At 04:30 ET (08:30 GMT), the Dollar Index, which tracks the greenback against a basket of six other currencies, traded largely unchanged at 104.475.
Dollar range bound ahead of Fed speakers
The dollar is basically steady Tuesday, but has drifted higher so far this week after several Fed officials called for continued policy caution, even after data last week showed an easing in consumer price pressures in April.
Vice Chair Philip Jefferson said on Monday that it was too early to tell if the slowdown is "long lasting," and Vice Chair Michael Barr noted that restrictive policy needs more time, dulling hopes for early cuts.
There are more Fed speakers to digest Tuesday, including Barr once more, as well as FOMC members Thomas Barkin, John Williams and Raphael Bostic.
“Expectations for total Fed easing by year-end has been modestly scaled back to 42bp, but we suspect the next major move in OIS pricing will not come before the 31 May US core PCE,” said analysts at ING, in a note.
“Our view remains neutral on the dollar in the coming days, although risks appear skewed slightly to the upside.”

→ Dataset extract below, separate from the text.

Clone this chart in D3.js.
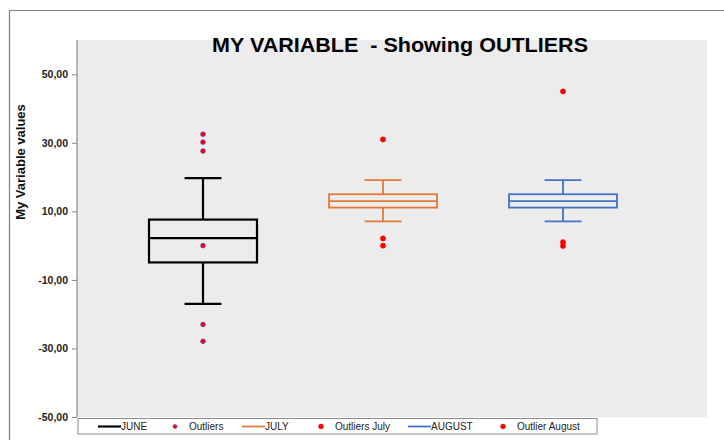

Euro calm as German PPI falls sharply
In Europe, EUR/USD traded 0.1% higher to 1.0861, barely moving after German producer prices fell more than expected in April, dropping 3.3% on the year, due mainly to lower energy prices.

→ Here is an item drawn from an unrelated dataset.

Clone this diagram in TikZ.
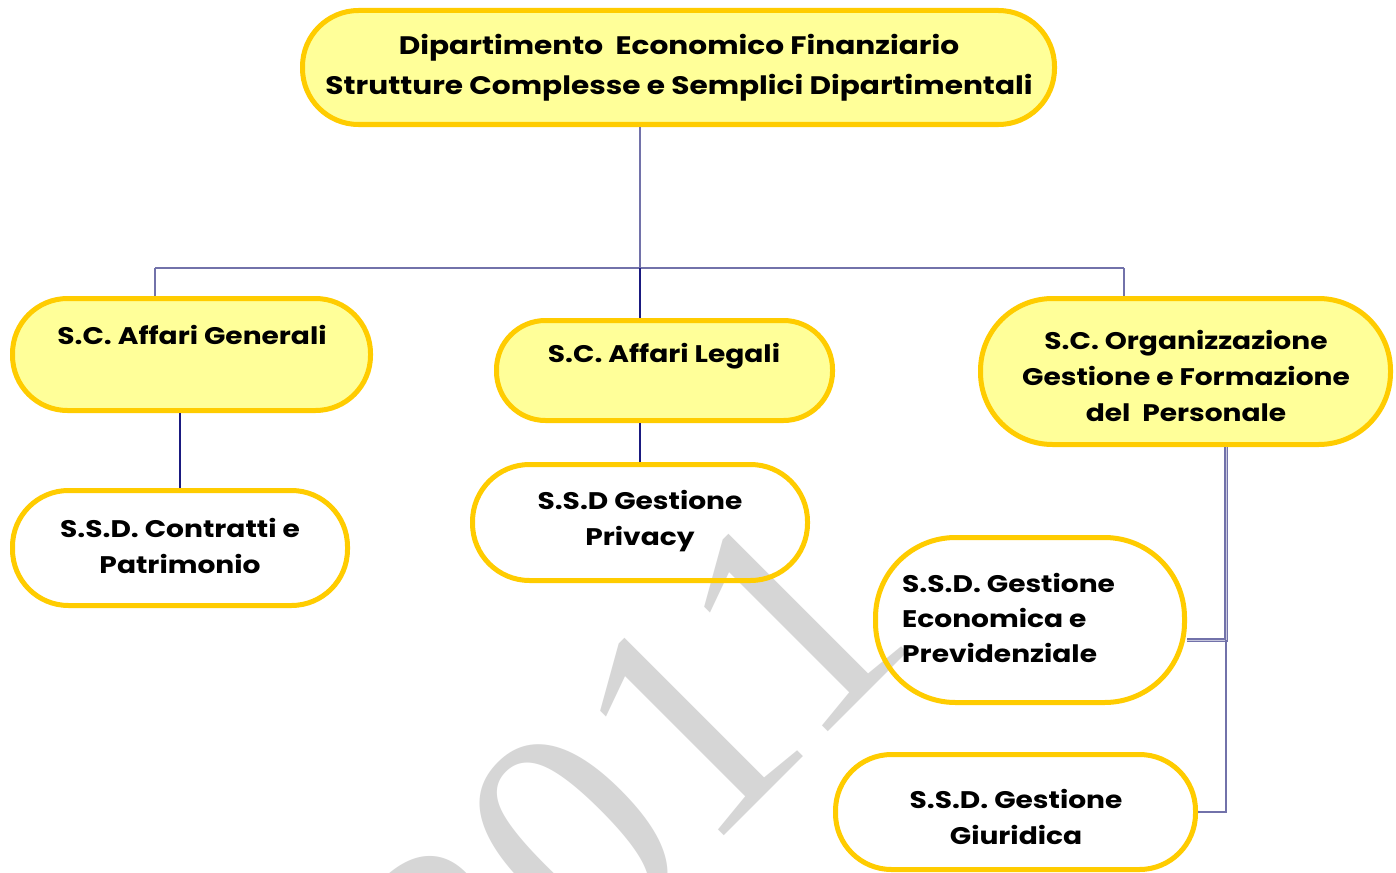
\documentclass[tikz,border=0pt]{standalone}
\usepackage{fontspec}
\setmainfont{Poppins}[FakeStretch=1.17]
\newfontfamily\wmfont{Liberation Serif}
\usetikzlibrary{calc}
\definecolor{bord}{HTML}{FFCC00}
\definecolor{yfill}{HTML}{FFFF99}
\definecolor{bus}{HTML}{7272AA}
\definecolor{navy}{HTML}{1A1A80}
\definecolor{wm}{HTML}{D6D6D6}
\begin{document}
\begin{tikzpicture}[x=1pt,y=-1pt,
  box/.style={draw=bord, line width=5pt, rectangle, inner sep=0pt},
  ybox/.style={box, fill=yfill},
  wbox/.style={box},
  lbl/.style={font=\fontsize{24}{36}\selectfont\bfseries, align=center, inner sep=0pt},
  conn/.style={draw=bus, line width=1.8pt},
  nconn/.style={draw=navy, line width=1.8pt},
  wmark/.style={font=\fontsize{318}{318}\selectfont\wmfont, text=wm, rotate=45, inner sep=0pt, anchor=base}
]
\fill[white] (0,0) rectangle (1396,872);
\useasboundingbox (0,0) rectangle (1396,872);

% watermark
\node[wmark] (wm) at (700,860) {2011};

% boxes
\node[ybox, minimum width=752pt, minimum height=114pt, rounded corners=56pt] (top) at (678.5,67.5) {};
\node[ybox, minimum width=358pt, minimum height=112pt, rounded corners=55pt] (gen) at (191.5,354.5) {};
\node[ybox, minimum width=336pt, minimum height=100pt, rounded corners=49pt] (leg) at (664.5,370.5) {};
\node[ybox, minimum width=410pt, minimum height=146pt, rounded corners=72pt] (org) at (1185.5,371.5) {};
\node[wbox, minimum width=335pt, minimum height=115pt, rounded corners=56pt] (con) at (180,548) {};
\node[wbox, minimum width=335pt, minimum height=116pt, rounded corners=57pt] (pri) at (640,522.5) {};
\node[wbox, minimum width=309pt, minimum height=165pt, rounded corners=80pt] (eco) at (1030,620) {};
\node[wbox, minimum width=360pt, minimum height=115pt, rounded corners=56pt] (giu) at (1015.5,812) {};

% connectors
\coordinate (bl) at (155,268);
\coordinate (br) at (1124,268);
\coordinate (ec) at (1226,640);
\draw[conn] (top.south -| pri) -- (pri |- bl);
\draw[conn] (bl) -- (br);
\draw[conn] (bl) -- (bl |- gen.north);
\draw[conn] (br) -- (br |- org.north);
\draw[nconn] (pri |- bl) -- (pri |- leg.north);
\draw[nconn] (con.north) -- (con.north |- gen.south);
\draw[nconn] (pri.north) -- (pri.north |- leg.south);
\draw[draw=bus, line width=1.2pt, double=bus!40, double distance=1pt] (org.south -| ec) -- (ec) -- (ec -| eco.east);
\draw[conn] (ec) |- (giu.east);

% labels
\node[lbl, font=\fontsize{25.3}{40}\selectfont\bfseries] (top-t) at (679,68) {Dipartimento~ Economico Finanziario\\Strutture Complesse e Semplici Dipartimentali};
\node[lbl] (gen-t) at (192,335) {S.C. Affari Generali};
\node[lbl] (leg-t) at (664,356) {S.C. Affari Legali};
\node[lbl] (org-t) at (1186,376) {S.C. Organizzazione\\Gestione e Formazione\\del~ Personale};
\node[lbl] (con-t) at (180,546) {S.S.D. Contratti e\\Patrimonio};
\node[lbl] (pri-t) at (640,521.5) {S.S.D Gestione\\Privacy};
\node[lbl, align=left, anchor=west, font=\fontsize{24}{35}\selectfont\bfseries] (eco-t) at (902,618) {S.S.D. Gestione\\Economica e\\Previdenziale};
\node[lbl] (giu-t) at (1016,816.5) {S.S.D. Gestione\\Giuridica};
\end{tikzpicture}
\end{document}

Excluding energy prices, German producer prices were 0.6% lower than in April 2023.
Inflation is dropping away in the eurozone’s largest economy, something that should help ECB officials agree to an interest rate cut in June.

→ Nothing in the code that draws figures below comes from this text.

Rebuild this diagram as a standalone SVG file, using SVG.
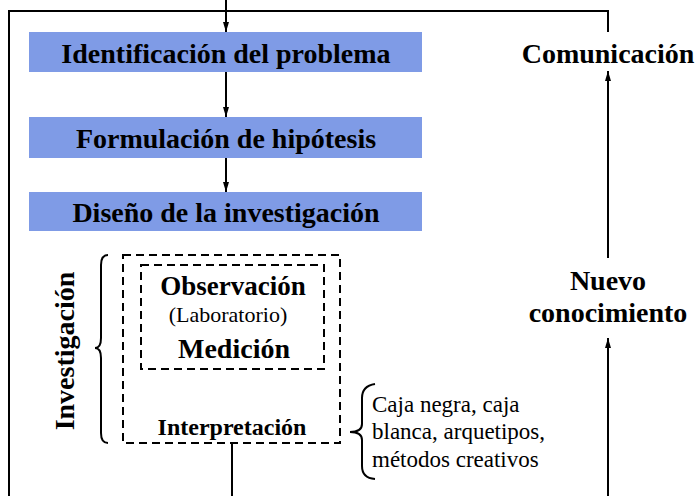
<svg xmlns="http://www.w3.org/2000/svg" width="697" height="496" viewBox="0 0 697 496">
<style>
.box{fill:#7f9be6;stroke:none}
.t{font-family:"Liberation Serif",serif;fill:#000}
.b{font-weight:bold}
.ln{stroke:#000;stroke-width:2;fill:none}
.dash{stroke:#000;stroke-width:2;fill:none;stroke-dasharray:8 5}
</style>
<defs>
<marker id="ah" viewBox="0 0 10 6" refX="10" refY="3" markerWidth="10" markerHeight="6" markerUnits="userSpaceOnUse" orient="auto">
<path d="M0,0 L10,3 L0,6 Z" fill="#000"/>
</marker>
</defs>
<rect width="697" height="496" fill="#fff"/>
<g id="connectors">
<path class="ln" d="M9,496 L9,11 L608,11 L608,32"/>
<line class="ln" x1="226" y1="0" x2="226" y2="32" marker-end="url(#ah)"/>
<line class="ln" x1="226" y1="72" x2="226" y2="117" marker-end="url(#ah)"/>
<line class="ln" x1="226" y1="158" x2="226" y2="192" marker-end="url(#ah)"/>
<line class="ln" x1="608" y1="258" x2="608" y2="71" marker-end="url(#ah)"/>
<line class="ln" x1="608" y1="496" x2="608" y2="338" marker-end="url(#ah)"/>
<line class="ln" x1="232" y1="443" x2="232" y2="496"/>
</g>
<g id="identificacion">
<rect class="box" x="29" y="32" width="393" height="40"/>
<text class="t b" x="226" y="63" font-size="28" text-anchor="middle">Identificación del problema</text>
</g>
<g id="formulacion">
<rect class="box" x="29" y="117" width="393" height="41"/>
<text class="t b" x="226" y="148" font-size="28" text-anchor="middle">Formulación de hipótesis</text>
</g>
<g id="diseno">
<rect class="box" x="29" y="192" width="393" height="39"/>
<text class="t b" x="226" y="222" font-size="28" text-anchor="middle">Diseño de la investigación</text>
</g>
<g id="comunicacion">
<text class="t b" x="608" y="63" font-size="28" text-anchor="middle">Comunicación</text>
</g>
<g id="nuevo">
<text class="t b" x="608" y="290" font-size="28" text-anchor="middle">Nuevo</text>
<text class="t b" x="608" y="322" font-size="28" text-anchor="middle">conocimiento</text>
</g>
<g id="investigacion">
<rect class="dash" x="123" y="255" width="217" height="188"/>
<text class="t b" x="232" y="435" font-size="24" text-anchor="middle">Interpretación</text>
</g>
<g id="observacion">
<rect class="dash" x="141" y="265" width="183" height="104"/>
<text class="t b" x="233" y="295" font-size="27" text-anchor="middle">Observación</text>
<text class="t" x="228" y="322" font-size="22" text-anchor="middle">(Laboratorio)</text>
<text class="t b" x="234" y="358" font-size="28" text-anchor="middle">Medición</text>
</g>
<g id="investigacion-label">
<path class="ln" d="M108,255 Q101,255 101,265 L101,338 Q101,348 95,348 Q101,348 101,358 L101,433 Q101,443 108,443"/>
<text class="t b" x="0" y="0" font-size="28" text-anchor="middle" transform="translate(74,351) rotate(-90)">Investigación</text>
</g>
<g id="metodos">
<path class="ln" d="M375,384 Q362,386 362,398 L362,424 Q362,432 350,432 Q362,432 362,440 L362,466 Q362,478 375,479"/>
<text class="t" x="372" y="412" font-size="23">Caja negra, caja</text>
<text class="t" x="372" y="439" font-size="23">blanca, arquetipos,</text>
<text class="t" x="372" y="467" font-size="23">métodos creativos</text>
</g>
</svg>
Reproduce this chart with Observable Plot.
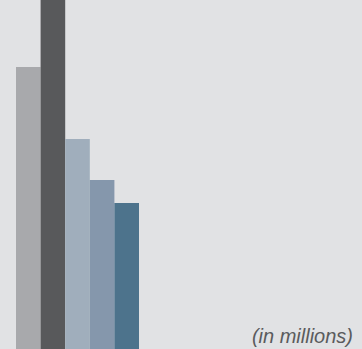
<!DOCTYPE html>
<html>
<head>
<meta charset="utf-8">
<script src="https://cdn.jsdelivr.net/npm/d3@7"></script>
<script src="https://cdn.jsdelivr.net/npm/@observablehq/plot@0.6"></script>
<style>
  html, body { margin: 0; padding: 0; background: #e1e2e4; }
  #wrap { position: relative; width: 362px; height: 349px; overflow: hidden; background: #e1e2e4; }
  #note { position: absolute; right: 9px; bottom: 3px; font-family: "Liberation Sans", Arial, Helvetica, sans-serif; font-style: italic; font-weight: 300; font-size: 20px; color: #5a5b5d; line-height: 1; }
</style>
</head>
<body>
<div id="wrap"><div id="note">(in millions)</div></div>
<script>
const categories = ["A", "B", "C", "D", "E"];
const values = [282, 360, 210, 169, 146];
const colors = ["#a8a9ac", "#58595b", "#a0aebc", "#8597ac", "#4d738c"];

const data = categories.map((c, i) => ({category: c, value: values[i]}));

const chart = Plot.plot({
  width: 362,
  height: 349,
  marginLeft: 16,
  marginRight: 223,
  marginTop: 0,
  marginBottom: 0,
  style: {background: "transparent", overflow: "hidden"},
  x: {domain: categories, padding: 0, round: false, axis: null},
  y: {domain: [0, 349], axis: null},
  color: {domain: categories, range: colors},
  marks: [
    Plot.barY(data, {x: "category", y: "value", fill: "category", clip: true})
  ]
});
document.getElementById("wrap").prepend(chart);
</script>
</body>
</html>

“We are not expecting major swings today as the data calendars in the eurozone and US are light,” added ING. “A speech by European Central Bank President Christine Lagarde today at an event in honour of Janet Yellen may not touch on monetary policy at all.”
GBP/USD edged higher to 1.2709, trading in a tight range ahead of Wednesday’s release of April U.K. CPI data, with the annual rate of inflation expected to have slowed dramatically to near the 2% level targeted by the Bank of England.
Yuan, yen remain weak
In Asia, USD/CNY traded 0.1% higher at 7.2371, remaining in sight of a six-month high after the People’s Bank kept its benchmark loan prime rate unchanged at record lows earlier in the week.
USD/JPY fell 0.1% to 156.17, with the Japanese yen still weak in the face of persistent pressure from U.S. interest rates, while uncertainty over the Bank of Japan’s plans to begin tightening policy also presented a dour outlook.